Sitka Management Area
Fishing Information

Mixed stocks of king salmon inhabiting the outer coast near Sitka support the largest recreational marine fishery for this species in Alaska. This popular fishery is highlighted during the Sitka Salmon Derby over Memorial Day weekend and the following weekend. Hatchery contributions account for nearly half of the harvest, of which Alaska hatcheries contribute about 16%. In 1998, king salmon harvested near Sitka comprised about one half of all the kings harvested in Southeast Alaska's marine sport fisheries. Freshwater drainages in the Sitka area are closed to king salmon fishing.

Sitka is also home to one of Alaska's largest recreational marine coho salmon fisheries. Alaska hatcheries, primarily local hatcheries on Baranof Island, contribute about 20% of the marine coho harvest, while non-Alaska hatchery contributions are few. Recreational harvests of coho salmon increased substantially beginning in 1994, and 39,000 coho were harvested in 1997. Numerous coastal streams support smaller fresh water sport fisheries for this species as well.

Halibut and, to a lesser extent, lingcod and rockfish along the outer coast of Baranof and Chichagof Islands support one of the state's largest recreational groundfish fisheries. In 1997, over 23,200 halibut, 7,100 lingcod and 13,800 rockfish were taken in the Sitka area. In 1998, the North Pacific Fishery Management Council approved the Sitka Local Area Management Plan to address growing concerns over localized depletion of halibut in Sitka Sound. The plan will likely be implemented in 1999, and now serves as a prototype for the development of similar plans in other areas of Alaska.

Cutthroat trout are found in most lake systems in the Sitka area.

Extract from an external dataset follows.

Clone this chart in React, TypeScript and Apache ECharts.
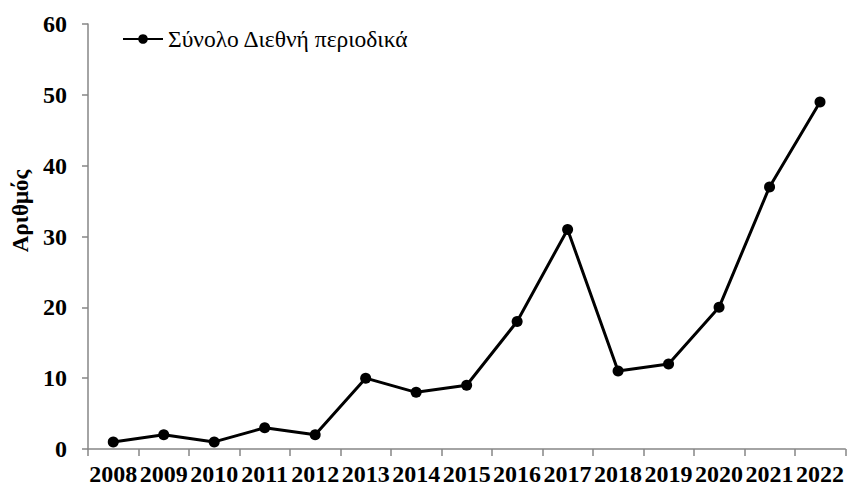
import React, { useEffect, useRef } from "react";
import * as echarts from "echarts";

const years = ["2008","2009","2010","2011","2012","2013","2014","2015","2016","2017","2018","2019","2020","2021","2022"];
const totals = [1, 2, 1, 3, 2, 10, 8, 9, 18, 31, 11, 12, 20, 37, 49];
const seriesName = "Σύνολο Διεθνή περιοδικά";
const yTitle = "Αριθμός";

export default function App() {
  const ref = useRef<HTMLDivElement>(null);
  useEffect(() => {
    document.body.style.margin = "0";
    const chart = echarts.init(ref.current!, null, { renderer: "svg" });
    const font = "'Liberation Serif', 'Times New Roman', serif";
    chart.setOption({
      animation: false,
      backgroundColor: "#ffffff",
      grid: { left: 88, right: 1, top: 24, bottom: 38, containLabel: false },
      legend: {
        data: [seriesName],
        left: 117,
        top: 22,
        itemWidth: 40,
        itemHeight: 12,
        itemGap: 4,
        textStyle: { fontFamily: font, fontSize: 23.5, color: "#000" },
      },
      graphic: [
        {
          type: "text",
          x: 20,
          y: 211,
          rotation: Math.PI / 2,
          style: {
            text: yTitle,
            fontFamily: font,
            fontWeight: "bold",
            fontSize: 23,
            fill: "#000",
            textAlign: "center",
            textVerticalAlign: "middle",
          },
        },
      ],
      xAxis: {
        type: "category",
        data: years,
        boundaryGap: true,
        axisLine: { lineStyle: { color: "#868686", width: 1.5 } },
        axisTick: { show: true, length: 7, lineStyle: { color: "#868686", width: 1.5 } },
        axisLabel: {
          interval: 0,
          margin: 13,
          fontFamily: font,
          fontWeight: "bold",
          fontSize: 24,
          color: "#000",
        },
        splitLine: { show: false },
      },
      yAxis: {
        type: "value",
        min: 0,
        max: 60,
        interval: 10,
        axisLine: { show: true, lineStyle: { color: "#868686", width: 1.5 } },
        axisTick: { show: true, length: 6, lineStyle: { color: "#868686", width: 1.5 } },
        axisLabel: {
          margin: 21,
          fontFamily: font,
          fontWeight: "bold",
          fontSize: 24,
          color: "#000",
        },
        splitLine: { show: false },
      },
      series: [
        {
          name: seriesName,
          type: "line",
          data: totals,
          symbol: "circle",
          symbolSize: 11,
          itemStyle: { color: "#000" },
          lineStyle: { color: "#000", width: 3 },
        },
      ],
    });
    return () => chart.dispose();
  }, []);
  return <div ref={ref} style={{ width: 847, height: 487 }} />;
}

This species supports popular fisheries in the Sitkoh, Eva and Baranof Lake drainages and smaller fisheries in a number of lakes throughout the area. Natural and established rainbow trout populations occur in many lake systems and provide for small remote and roadside fisheries. Popular rainbow fisheries occur at Blue Lake near Sitka and at remote lakes such as Davidof and Rezanof Lake on Baranof Island.

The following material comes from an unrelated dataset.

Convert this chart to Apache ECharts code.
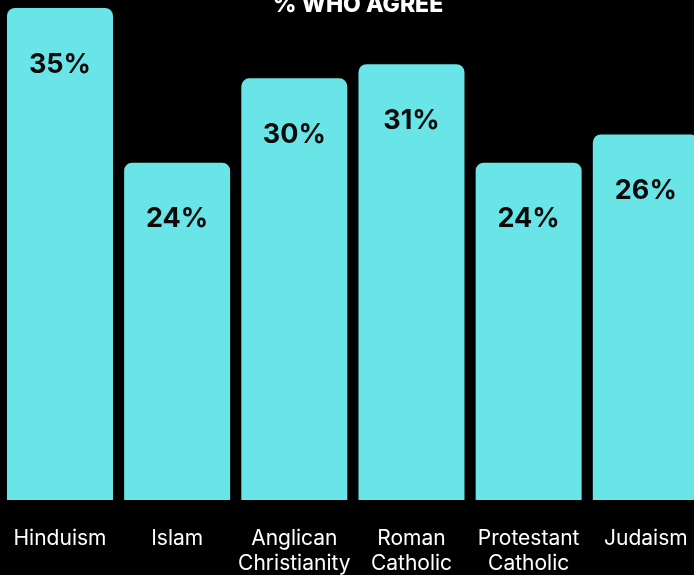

Steelhead trout return in small numbers to many coastal streams, but some lake systems support larger spawning runs in the spring. Sitkoh Lake on Chichagof Island supports the largest steelhead fishery in the area. New Southeast Alaska regulations prohibiting harvests of steelhead less than 36 inches in length have made this primarily a catch-and-release fishery.

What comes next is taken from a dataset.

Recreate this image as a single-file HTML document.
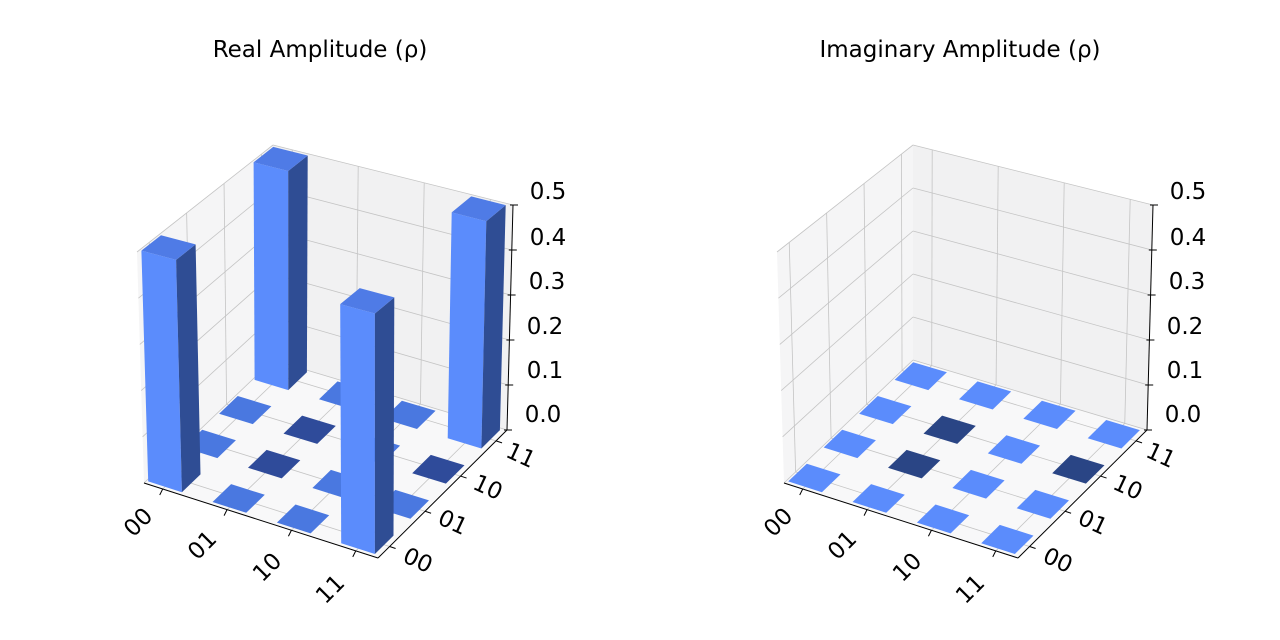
<!DOCTYPE html>
<html><head><meta charset="utf-8"><style>
html,body{margin:0;padding:0;background:#fff}
svg{display:block}
text{font-family:"DejaVu Sans","Liberation Sans",sans-serif;fill:#000}
</style></head><body>
<svg id="s" width="1280" height="640" xmlns="http://www.w3.org/2000/svg">
<rect width="1280" height="640" fill="#fff"/>
<text x="320" y="57" font-size="23" text-anchor="middle">Real Amplitude (ρ)</text>
<text x="960" y="57" font-size="23" text-anchor="middle">Imaginary Amplitude (ρ)</text>
</svg>
<script>
const S=document.getElementById('s');
function el(t,a,txt){const e=document.createElementNS('http://www.w3.org/2000/svg',t);for(const k in a)e.setAttribute(k,a[k]);if(txt!==undefined)e.textContent=txt;S.appendChild(e);return e;}
function plot(ox,bars,tiles){
 const F={FL:[784,483],FR:[1018,558],BR:[1147,430],BL:[913,360]};
 const T={FL:[777,252],FR:[1018,317],BR:[1153,205],BL:[913,145]};
 function bil(C,u,v){const a=C.FL,b=C.FR,c=C.BR,d=C.BL;
  return [(1-u)*(1-v)*a[0]+u*(1-v)*b[0]+u*v*c[0]+(1-u)*v*d[0]-640+ox,(1-u)*(1-v)*a[1]+u*(1-v)*b[1]+u*v*c[1]+(1-u)*v*d[1]];}
 function P(u,v,z){const f=bil(F,u,v),t=bil(T,u,v);const k=z/0.5;return [f[0]+(t[0]-f[0])*k,f[1]+(t[1]-f[1])*k];}
 function poly(pts,fill,extra){el('polygon',Object.assign({points:pts.map(p=>p.map(n=>n.toFixed(1)).join(',')).join(' '),fill:fill},extra||{}));}
 function line(a,b,st,w){el('line',{x1:a[0],y1:a[1],x2:b[0],y2:b[1],stroke:st,'stroke-width':w||0.8});}
 poly([P(0,0,0),P(0,1,0),P(0,1,.5),P(0,0,.5)],'#f5f5f6');
 poly([P(0,1,0),P(1,1,0),P(1,1,.5),P(0,1,.5)],'#f1f1f2');
 poly([P(0,0,0),P(1,0,0),P(1,1,0),P(0,1,0)],'#f8f8f9');
 const ut=[0.08,0.355,0.63,0.905], vt=[0.09,0.365,0.64,0.915], zt=[0,.1,.2,.3,.4,.5];
 const g='#c4c4c4';
 ut.forEach(u=>{line(P(u,0,0),P(u,1,0),g);line(P(u,1,0),P(u,1,.5),g);});
 vt.forEach(v=>{line(P(0,v,0),P(1,v,0),g);line(P(0,v,0),P(0,v,.5),g);});
 zt.forEach(z=>{line(P(0,0,z),P(0,1,z),g);line(P(0,1,z),P(1,1,z),g);});
 line(P(0,0,0),P(1,0,0),'#000',1);
 line(P(1,0,0),P(1,1,0),'#000',1);
 line(P(1,1,0),P(1,1,.5),'#000',1);
 ut.forEach(u=>{const a=P(u,0,0);line(a,[a[0]-3,a[1]+6],'#000',1);});
 vt.forEach(v=>{const a=P(1,v,0);line(a,[a[0]+6,a[1]+2],'#000',1);});
 zt.forEach(z=>{const a=P(1,1,z);line([a[0]-3,a[1]],[a[0]+5,a[1]],'#000',1);});
 const hw=0.072;
 const items=[];
 for(let j=3;j>=0;j--)for(let i=0;i<4;i++){items.push([i,j]);}
 items.forEach(([i,j])=>{
  const cu=ut[i],cv=vt[j],u0=cu-hw,u1=cu+hw,v0=cv-hw,v1=cv+hw;
  const key=i+','+j;
  if(bars[key]){const h=bars[key];
   poly([P(u0,v0,0),P(u1,v0,0),P(u1,v0,h),P(u0,v0,h)],'#5b8cfc');
   poly([P(u1,v0,0),P(u1,v1,0),P(u1,v1,h),P(u1,v0,h)],'#2f4d94');
   poly([P(u0,v0,h),P(u1,v0,h),P(u1,v1,h),P(u0,v1,h)],'#4f7be6');
  } else {
   poly([P(u0,v0,0),P(u1,v0,0),P(u1,v1,0),P(u0,v1,0)],tiles[key]||tiles.def);
  }
 });
 const lx=['00','01','10','11'];
 const xc=[[138,522],[202,545],[267,567],[330,589]];
 xc.forEach((c,k)=>{el('text',{x:c[0]+ox,y:c[1]+8,'font-size':23,'text-anchor':'middle',transform:`rotate(-45 ${c[0]+ox} ${c[1]})`},lx[k]);});
 const yc=[[418,560],[453,522],[488,487],[521,455]];
 yc.forEach((c,k)=>{el('text',{x:c[0]+ox,y:c[1]+8,'font-size':23,'text-anchor':'middle',transform:`rotate(25 ${c[0]+ox} ${c[1]})`},lx[k]);});
 const zc=[[543,414,'0.0'],[545,370,'0.1'],[545,326,'0.2'],[547,281,'0.3'],[548,237,'0.4'],[548,191,'0.5']];
 zc.forEach(c=>{el('text',{x:c[0]+ox,y:c[1]+8,'font-size':23,'text-anchor':'middle'},c[2]);});
}
const LD='#2f4b9a',LL='#4a78e0';
plot(0,{'0,0':.5,'0,3':.5,'3,0':.5,'3,3':.5},{def:LL,'1,1':LD,'1,2':LD,'3,2':LD});
const RD='#2a4585',RL='#5b8cfc';
plot(640,{},{def:RL,'1,1':RD,'1,2':RD,'3,2':RD});
</script>
</body></html>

Dolly Varden can be found in nearly all freshwater systems in the Sitka area during fall, winter and spring. This species supports targeted fisheries in some streams and they are taken incidentally in many systems that support other species. Anadromous Dolly Varden are also targeted in estuaries, along shoreline areas and in marine waters during seaward and return migrations. Populations of Dolly Varden in Katlian and Nakwasina Rivers and in the more remote Lake Eva system provide popular sport fisheries.